Peasant costumes of many lands are often distinguished by single or braided ribbons that are dyed bright colors, decorated with lace or beads, or patterned. Unique designs came to characterize cultures. During the Napoleonic Wars early in the nineteenth century, the ribbon industry suffered a major decline because skilled weavers from England and Western Europe were recruited for military service. With the supply restricted, the demand for ribbon was even greater, and ribbons were a popular cargo for smugglers. The next ribbon "boom" occurred in 1813, when picot-edged ribbon (with tiny scallops along the sides) became a fashion must. Ribbon-weavers reaped the benefits for the two years picot-edged ribbon topped the fashion charts. Ribbons often followed fashion trends. Deaths at the courts of Europe stimulated the demand for black ribbon; military tapes, jacquards, and medal ribbons became symbols of military regiments and the highest awards nations could bestow.
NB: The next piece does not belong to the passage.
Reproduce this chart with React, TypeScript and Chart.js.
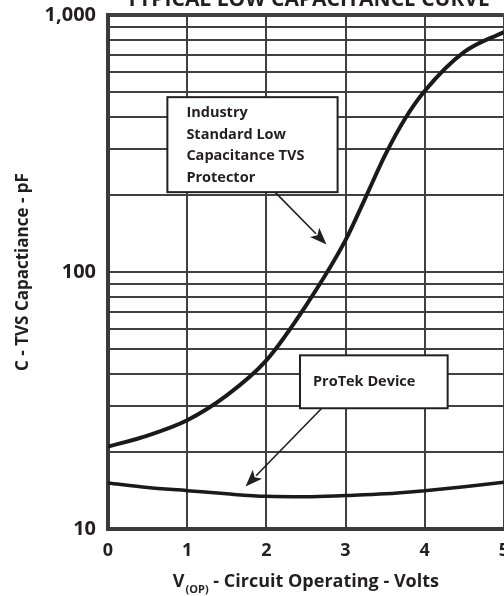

The Victorian Era was the last to see a ribbon boom when the dresses, underclothes, coats and cloaks, and hats of Victorian ladies used yards of ribbon. Trade agreements between European countries killed the English manufacture of ribbon because cheap labor and ever-larger looms could not produce competitively priced products. These manufacturers survived by diversifying and producing braids, cords, fringes, silk pictures, and bookmarks. The development of synthetics and paper fibers for use in making gift wrap quickly extended to the ribbon world in our times, and ribbon became as adaptable to modern living as other fabrics. Many types of ribbon today are colorfast, shrink resistant, and able to be washed or dry cleaned.